Prefix–a set of letters you add to the beginning of a word to alter its meaning (such as: un, re, de, dis, mis, in, im, il, im, non, pre, extra, mid, co, cor, com)
Suffix- a set of letters you add to the end of a word to alter its meaning (such as: ness, able, ible, er, or, ar, ly, ment, ion, tion, ous, ious, en, ish, like, ful, less)
Contraction- is a word made up of two words with some of the letters being replaced by an apostrophe
Adding suffixes sometimes changes the spelling of a word (meaning you drop or change letters that were already there), and it sometimes doesn’t. You have to study many of them to get a feel for it. The good news it that there are patterns you can look for.
Whenever you add a suffix or verb-tense ending which starts with a vowel to words ending in ue, remove the e .
blue + er = bluer (not blueer)
argue + ed = argued (not argueed)
issue + ing = issuing (not issueing)
When you add the suffix –or, you don’t need to drop any letters.
govern + or = governor
sail + or = sailor
act + or = actor
Watch Out Words Ending with “y”s
Adding a suffix may or may not change the spelling of the root word. Look out when the root ends with a “y”—these words often have changes.

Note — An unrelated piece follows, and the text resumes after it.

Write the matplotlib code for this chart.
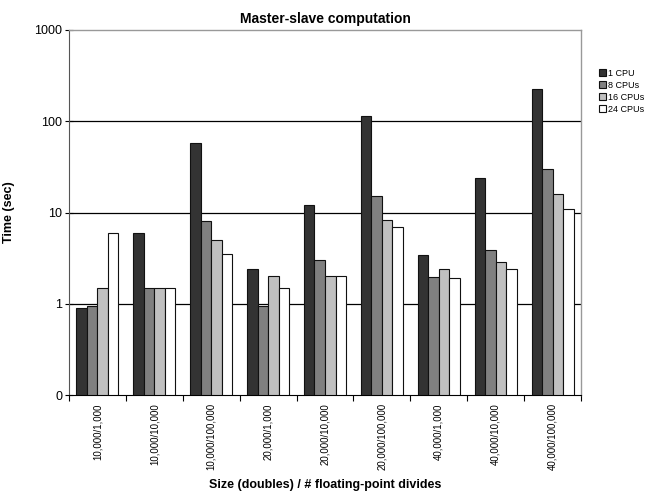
import matplotlib
matplotlib.use("Agg")
import matplotlib.pyplot as plt
import numpy as np
from matplotlib.ticker import FixedLocator, NullFormatter, FixedFormatter

plt.rcParams['font.family'] = ['Liberation Sans', 'DejaVu Sans']

categories = ["10,000/1,000", "10,000/10,000", "10,000/100,000",
              "20,000/1,000", "20,000/10,000", "20,000/100,000",
              "40,000/1,000", "40,000/10,000", "40,000/100,000"]
series_names = ["1 CPU", "8 CPUs", "16 CPUs", "24 CPUs"]
cpu1 = [0.9, 6, 58, 2.4, 12, 115, 3.4, 24, 225]
cpu8 = [0.95, 1.5, 8, 0.95, 3, 15.3, 1.95, 3.9, 30]
cpu16 = [1.5, 1.5, 5, 2, 2, 8.3, 2.4, 2.9, 16]
cpu24 = [6, 1.5, 3.5, 1.5, 2, 7, 1.9, 2.4, 11]
colors = ["#333333", "#808080", "#C0C0C0", "#FFFFFF"]
y_ticks = [0.1, 1, 10, 100, 1000]
y_labels = ["0", "1", "10", "100", "1000"]

fig = plt.figure(figsize=(6.47, 5.0), dpi=100)
ax = fig.add_axes([69/647, 1-395/500, (581-69)/647, (395-30)/500])

ax.set_yscale("log")
ax.set_ylim(0.1, 1000)
n = len(categories)
x = np.arange(n)
bw = 0.185
base = 0.1
for i, (vals, c, name) in enumerate(zip([cpu1, cpu8, cpu16, cpu24], colors, series_names)):
    v = np.array(vals)
    ax.bar(x + (i - 1.5) * bw, v - base, bottom=base, width=bw, color=c,
           edgecolor="#111111", linewidth=0.8, label=name, zorder=3)

ax.set_xlim(-0.5, n - 0.5)
for yv in [1, 10, 100]:
    ax.axhline(yv, color="black", linewidth=0.9, zorder=1)

ax.yaxis.set_major_locator(FixedLocator(y_ticks))
ax.yaxis.set_major_formatter(FixedFormatter(y_labels))
ax.yaxis.set_minor_locator(FixedLocator([]))
ax.tick_params(axis="y", which="major", direction="inout", length=6, width=0.8,
               labelsize=9, pad=2)

ax.set_xticks(x)
ax.set_xticklabels(categories, rotation=90, fontsize=7)
ax.tick_params(axis="x", which="major", length=0, pad=6)
ax.xaxis.set_minor_locator(FixedLocator(np.arange(n + 1) - 0.5))
ax.xaxis.set_minor_formatter(NullFormatter())
ax.tick_params(axis="x", which="minor", direction="out", length=4, width=0.8)

for s in ["top", "right"]:
    ax.spines[s].set_color("#999999")
    ax.spines[s].set_linewidth(1.0)
ax.spines["left"].set_color("#555555")
ax.spines["bottom"].set_color("black")

ax.set_title("Master-slave computation", fontsize=10, fontweight="bold", pad=5)
ax.set_ylabel("Time (sec)", fontsize=9, fontweight="bold", labelpad=14)
ax.set_xlabel("Size (doubles) / # floating-point divides", fontsize=9,
              fontweight="bold", labelpad=6)

leg = fig.legend(loc="upper left", bbox_to_anchor=(594/647, 1-64/500),
                 fontsize=6.5, frameon=False, handlelength=0.8, handleheight=0.8,
                 handletextpad=0.3, labelspacing=0.35, borderpad=0)

fig.savefig("out.png", dpi=100)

When you add the suffix –ness, you don’t need to drop any letters, but if y was the last letter, it changes to an i.
kind + ness = kindness
dark + ness = darkness
happy + ness = happiness (not happyness)
lonely + ness = loneliness (not lonelyness)
When you add the suffix -ly, you don’t need to drop any letters, but you might have to add –ily.
honest + ly = honestly
speed + ly = speedily (not speedly)
angry + ly = angrily (not angryly)
happy + ly = happily (not happyly)
When you add the suffix –ful, you don’t need to drop any letters, but if the root word ends in y, that y changes to an i.
skill + full = skillful
plenty + full = plentiful
The following are prefixes: un, il, de, dis, mis, in, im, non, pre, extra, mid, co, cor, com, re
Adding a prefix never changes the spelling of a word, even when the word starts with a vowel.
dis + appear = disappear (not disppear)
un + edible = unedible (not undible)
Only One Makes Sense
Not all prefixes go with all words. For example, unremarkable is a word, while ilremarkable and disremarkable are not.
In general, a word will only make sense with ONE of the negative prefixes: un, dis, mis, il, in, im, non, de
So if you know that imperfect is a word, then you know that these are NOT words:
The same goes for the suffixes, such as ible and able. If you know that comfortable is a word, then you know that ible isn’t going to work to make comfortible (not a word!).
The suffixes or, ar, and er are very similar. If you know the word actor is correct, then acter and actar are incorrect.